MONDAY, JUNE 25, 2018

Vaccination key to stemming rotavirus, experts say

DAKAR, Senegal — Health experts in Africa are calling on governments to vaccinate children against rotavirus, to end an “unacceptable” yet preventable situation in which the virus kills some 1,400 children in developing countries daily, IRIN reported Dec. 8.

The West African Rotavirus Advisory Board on met Dec. 3 as part of efforts to advance the vaccine’s use after the World Health Organization recommended its inclusion in national immunization programs worldwide.

George Armah, professor and rotavirus expert at Ghana’s Noguchi Memorial Institute for Medical Research, told IRIN the evidence is clear and must be used to push policymakers to act.

“Rotavirus is one of the major causes of diarrhea deaths and hospital admissions. There are vaccines that are very effective and can radically reduce mortality and morbidity from rotavirus infection,” Armah said.

Rotavirus is the leading cause of severe diarrhea and dehydration in children, with approximately 527,000 deaths of children younger 5 per year – 85 percent of them in Africa and Asia, according to the WHO.

Following a recent rotavirus meeting in Kenya, several countries in southern and eastern Africa applied to the GAVI Alliance — the global public-private partnership to increase vaccine access — for assistance in introducing rotavirus and pneumococcal vaccine.

The Dakar meeting — financed by GlaxoSmithKline, manufacturer of one of two rotavirus vaccines — was in part a chance to present to West African countries a “call to action” from the Kenya meeting; the document says governments must immediately recognize the magnitude of the rotavirus problem and make vaccination against the virus a priority.

GAVI supports the introduction of vaccines in eligible countries, with a commitment that the country will gradually increase its contribution.

Armah said health officials are still learning about rotavirus. He said the key is making them understand the toll rotavirus takes and the importance of vaccination.

“It’s largely a question of ignorance. I’ve been to meetings where ministers have said, ‘We do not have a rotavirus problem in our country.’ But then we show them evidence and say, ‘Yes, there is a problem.’”

Health experts in West Africa say that although rotavirus infection is treatable, for many people in rural areas who cannot easily access medical care, vaccination is the most effective way to avoid severe cases and deaths.

Caught early, rotavirus infection can generally be treated with oral rehydration solutions, according to a Dec. 3 commentary by Armah and Ousmane Ndiaye, pediatrics professor at the University of Dakar and head of pediatrics at Abass Ndao hospital.

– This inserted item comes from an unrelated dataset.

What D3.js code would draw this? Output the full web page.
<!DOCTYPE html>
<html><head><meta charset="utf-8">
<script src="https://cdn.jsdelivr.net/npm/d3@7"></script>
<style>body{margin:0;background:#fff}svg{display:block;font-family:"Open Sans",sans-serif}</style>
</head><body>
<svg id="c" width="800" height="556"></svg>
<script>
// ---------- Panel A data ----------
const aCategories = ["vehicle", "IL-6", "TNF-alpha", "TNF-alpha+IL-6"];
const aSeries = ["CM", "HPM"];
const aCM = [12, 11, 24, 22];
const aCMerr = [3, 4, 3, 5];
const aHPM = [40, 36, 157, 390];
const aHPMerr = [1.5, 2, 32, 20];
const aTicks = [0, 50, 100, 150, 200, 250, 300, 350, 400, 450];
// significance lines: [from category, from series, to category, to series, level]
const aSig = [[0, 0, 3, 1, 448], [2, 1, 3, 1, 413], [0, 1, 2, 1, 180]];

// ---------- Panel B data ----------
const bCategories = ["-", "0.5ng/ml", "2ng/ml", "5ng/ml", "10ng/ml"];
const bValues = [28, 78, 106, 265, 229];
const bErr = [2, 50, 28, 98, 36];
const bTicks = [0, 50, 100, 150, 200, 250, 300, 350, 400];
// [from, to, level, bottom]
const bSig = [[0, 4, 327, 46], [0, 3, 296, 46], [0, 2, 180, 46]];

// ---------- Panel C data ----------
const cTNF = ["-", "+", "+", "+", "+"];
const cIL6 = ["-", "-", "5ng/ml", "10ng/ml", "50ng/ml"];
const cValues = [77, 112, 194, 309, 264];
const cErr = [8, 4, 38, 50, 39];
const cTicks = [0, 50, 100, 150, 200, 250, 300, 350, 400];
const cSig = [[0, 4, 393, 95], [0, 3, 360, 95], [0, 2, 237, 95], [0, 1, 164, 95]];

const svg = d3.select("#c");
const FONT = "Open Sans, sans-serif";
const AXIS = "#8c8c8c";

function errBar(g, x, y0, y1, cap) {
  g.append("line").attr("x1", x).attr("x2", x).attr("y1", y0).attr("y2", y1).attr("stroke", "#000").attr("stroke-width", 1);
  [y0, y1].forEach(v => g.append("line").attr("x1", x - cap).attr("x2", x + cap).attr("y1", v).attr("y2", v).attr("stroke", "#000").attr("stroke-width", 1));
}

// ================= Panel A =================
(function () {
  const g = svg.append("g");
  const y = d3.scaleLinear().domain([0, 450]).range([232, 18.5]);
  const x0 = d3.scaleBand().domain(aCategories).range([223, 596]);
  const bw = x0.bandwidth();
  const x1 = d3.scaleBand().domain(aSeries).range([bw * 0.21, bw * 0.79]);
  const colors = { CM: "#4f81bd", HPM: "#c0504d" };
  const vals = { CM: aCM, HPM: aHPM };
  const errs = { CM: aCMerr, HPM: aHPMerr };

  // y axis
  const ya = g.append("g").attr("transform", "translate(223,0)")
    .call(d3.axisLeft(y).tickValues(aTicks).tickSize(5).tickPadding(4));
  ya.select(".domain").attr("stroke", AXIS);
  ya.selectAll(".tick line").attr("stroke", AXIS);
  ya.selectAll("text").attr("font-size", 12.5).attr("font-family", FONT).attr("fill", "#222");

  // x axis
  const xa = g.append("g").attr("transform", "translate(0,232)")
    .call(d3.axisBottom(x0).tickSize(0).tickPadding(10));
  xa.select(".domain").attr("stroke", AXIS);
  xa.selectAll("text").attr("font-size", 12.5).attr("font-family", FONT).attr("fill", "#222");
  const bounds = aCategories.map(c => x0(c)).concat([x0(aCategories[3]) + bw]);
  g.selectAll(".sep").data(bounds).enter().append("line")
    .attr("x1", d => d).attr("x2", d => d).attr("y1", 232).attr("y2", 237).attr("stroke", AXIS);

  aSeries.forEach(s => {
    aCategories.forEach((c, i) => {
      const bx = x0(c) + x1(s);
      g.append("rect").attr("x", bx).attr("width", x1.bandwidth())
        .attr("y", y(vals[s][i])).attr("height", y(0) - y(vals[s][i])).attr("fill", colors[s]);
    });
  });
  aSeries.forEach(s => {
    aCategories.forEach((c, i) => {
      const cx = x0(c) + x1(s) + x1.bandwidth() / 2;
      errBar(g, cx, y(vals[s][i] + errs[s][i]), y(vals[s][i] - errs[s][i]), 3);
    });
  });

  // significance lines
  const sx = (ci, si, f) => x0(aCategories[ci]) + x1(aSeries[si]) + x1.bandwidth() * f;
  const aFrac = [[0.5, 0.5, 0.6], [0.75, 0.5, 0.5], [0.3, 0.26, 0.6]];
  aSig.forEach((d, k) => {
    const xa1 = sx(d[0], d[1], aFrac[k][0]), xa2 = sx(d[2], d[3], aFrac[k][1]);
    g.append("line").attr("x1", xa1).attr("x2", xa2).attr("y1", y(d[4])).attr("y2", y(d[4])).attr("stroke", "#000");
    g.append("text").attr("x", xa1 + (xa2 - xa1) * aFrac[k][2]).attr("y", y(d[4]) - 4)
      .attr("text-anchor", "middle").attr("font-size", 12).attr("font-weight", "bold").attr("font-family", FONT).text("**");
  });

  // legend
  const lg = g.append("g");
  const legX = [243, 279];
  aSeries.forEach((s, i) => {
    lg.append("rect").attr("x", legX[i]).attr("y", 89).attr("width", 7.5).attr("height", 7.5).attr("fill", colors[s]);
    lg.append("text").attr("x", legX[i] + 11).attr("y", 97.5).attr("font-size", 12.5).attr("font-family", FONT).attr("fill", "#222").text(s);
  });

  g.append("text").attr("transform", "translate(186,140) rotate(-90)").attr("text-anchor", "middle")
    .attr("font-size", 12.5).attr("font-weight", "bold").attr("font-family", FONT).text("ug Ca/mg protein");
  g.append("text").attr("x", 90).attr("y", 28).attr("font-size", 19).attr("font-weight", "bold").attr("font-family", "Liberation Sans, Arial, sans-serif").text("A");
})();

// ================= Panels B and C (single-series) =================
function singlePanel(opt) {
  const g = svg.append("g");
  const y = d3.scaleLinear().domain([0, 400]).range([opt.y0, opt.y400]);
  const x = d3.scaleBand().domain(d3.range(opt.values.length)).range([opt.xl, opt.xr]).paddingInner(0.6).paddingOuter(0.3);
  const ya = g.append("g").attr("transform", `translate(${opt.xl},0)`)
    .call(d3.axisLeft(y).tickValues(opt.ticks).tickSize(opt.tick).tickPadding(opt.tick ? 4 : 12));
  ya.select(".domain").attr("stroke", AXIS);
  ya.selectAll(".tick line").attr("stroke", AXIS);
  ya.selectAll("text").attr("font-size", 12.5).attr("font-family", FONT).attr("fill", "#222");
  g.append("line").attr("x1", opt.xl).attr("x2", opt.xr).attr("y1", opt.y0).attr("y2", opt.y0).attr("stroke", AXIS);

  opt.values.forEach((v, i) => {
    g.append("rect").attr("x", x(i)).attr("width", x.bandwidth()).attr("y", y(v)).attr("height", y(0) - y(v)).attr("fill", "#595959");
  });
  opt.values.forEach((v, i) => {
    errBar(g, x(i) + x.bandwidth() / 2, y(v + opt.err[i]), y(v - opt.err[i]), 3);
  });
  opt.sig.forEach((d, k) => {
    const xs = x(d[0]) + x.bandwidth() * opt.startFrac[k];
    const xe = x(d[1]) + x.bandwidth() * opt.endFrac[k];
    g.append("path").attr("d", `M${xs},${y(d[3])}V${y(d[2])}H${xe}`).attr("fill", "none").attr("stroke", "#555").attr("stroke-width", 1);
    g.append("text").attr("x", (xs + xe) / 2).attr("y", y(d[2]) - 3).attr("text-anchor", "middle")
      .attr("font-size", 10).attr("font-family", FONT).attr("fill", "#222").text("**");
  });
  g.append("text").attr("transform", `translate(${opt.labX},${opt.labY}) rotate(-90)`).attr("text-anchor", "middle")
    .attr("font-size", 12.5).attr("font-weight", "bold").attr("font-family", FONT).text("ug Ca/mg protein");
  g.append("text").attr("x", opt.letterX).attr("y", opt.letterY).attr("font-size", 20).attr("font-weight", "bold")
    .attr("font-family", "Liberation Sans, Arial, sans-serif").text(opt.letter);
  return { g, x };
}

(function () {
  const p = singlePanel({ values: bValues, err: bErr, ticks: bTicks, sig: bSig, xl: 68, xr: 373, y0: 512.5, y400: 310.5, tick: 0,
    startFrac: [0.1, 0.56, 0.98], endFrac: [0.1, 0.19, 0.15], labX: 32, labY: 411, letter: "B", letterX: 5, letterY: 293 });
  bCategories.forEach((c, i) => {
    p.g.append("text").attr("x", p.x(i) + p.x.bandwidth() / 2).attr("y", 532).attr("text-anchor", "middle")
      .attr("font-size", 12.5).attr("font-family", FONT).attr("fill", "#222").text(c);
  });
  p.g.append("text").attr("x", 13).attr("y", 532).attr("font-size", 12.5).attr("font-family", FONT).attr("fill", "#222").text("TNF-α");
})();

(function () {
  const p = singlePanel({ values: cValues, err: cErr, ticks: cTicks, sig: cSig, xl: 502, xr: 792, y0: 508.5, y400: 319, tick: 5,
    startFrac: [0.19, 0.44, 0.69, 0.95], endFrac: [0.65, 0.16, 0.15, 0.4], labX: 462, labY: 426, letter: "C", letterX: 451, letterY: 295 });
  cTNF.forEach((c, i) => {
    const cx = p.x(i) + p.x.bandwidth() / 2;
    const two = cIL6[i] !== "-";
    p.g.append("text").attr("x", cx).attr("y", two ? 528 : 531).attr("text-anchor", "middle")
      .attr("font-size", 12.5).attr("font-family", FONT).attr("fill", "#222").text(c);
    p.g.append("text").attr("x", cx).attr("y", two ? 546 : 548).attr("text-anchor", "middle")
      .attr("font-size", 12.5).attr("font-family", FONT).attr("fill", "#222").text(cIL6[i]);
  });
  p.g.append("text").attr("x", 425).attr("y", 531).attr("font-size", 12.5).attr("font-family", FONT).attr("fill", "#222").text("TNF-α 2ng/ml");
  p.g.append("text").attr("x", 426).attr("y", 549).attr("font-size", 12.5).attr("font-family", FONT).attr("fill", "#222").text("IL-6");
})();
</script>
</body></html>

“The main problem is that despite this simple treatment many children in West Africa continue to die of the illness. It is distressing for a mother to lose a child if a preventive measure like a vaccine is available.”

Armah and Ndiaye estimate that by 2025 the vaccine could prevent worldwide 100 million hospital stays and 2.5 million deaths.

IRIN is part of the U.N. Office for the Coordination of Humanitarian Affairs, but its services are editorially independent.